Well, because of this, it is sometimes frustrating for me because I just have such a hard time getting back in to pre-pregnancy condition.  I know, things shift, bodies change, I have a gorgeous lil princess for it all...blah blah blah.  I get it, I love her to pieces, as I love my other two, and wouldn't trade any of them to get rid of the stretch marks I have.  That being said, I also wanna feel like I look like a hot mama.  Being told by other people is one thing, but I want to FEEL it inside my own self.  I wanna love the body I am in, and feel like I look beautiful and sexy. 

I do not want to be skinny, that isn't me.  But I want to be in great shape, and not feel flabby.  And while I continue to work on my image, I also make sure to always remind myself, that a Mommy body is much different than a teen body, or that of someone that has never had kids. 

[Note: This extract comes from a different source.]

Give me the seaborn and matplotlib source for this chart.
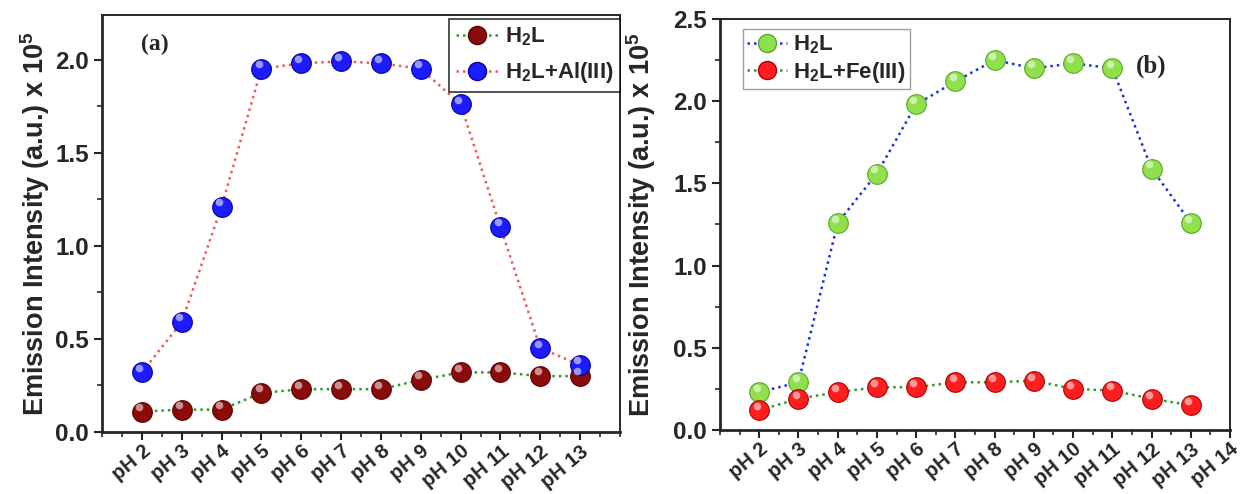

I like this website The Shape of a Mother, because it shows real moms.  Not the Beyonce 2 month post baby photos we all secretly cringe at....the real deal.  Having a baby can be very traumatic on a body, and often it is never the same again.  The ideal is to create a new palate, an improved version, a body that you look at and smile.  That is my goal....to look at myself naked, and smile....my hubby does when he looks at me, and I want to also. 

1 comment:

  1. I'm finished wanting to be skinny. I run and I tear a muscle. I work out and I sweat and I don't lose any weight. My overall health is improving but I am a solid 160 and I don't care. Hubby thinks I am sexy and I get it every night. I am happy where I am and wouldn't want to be anywhere else.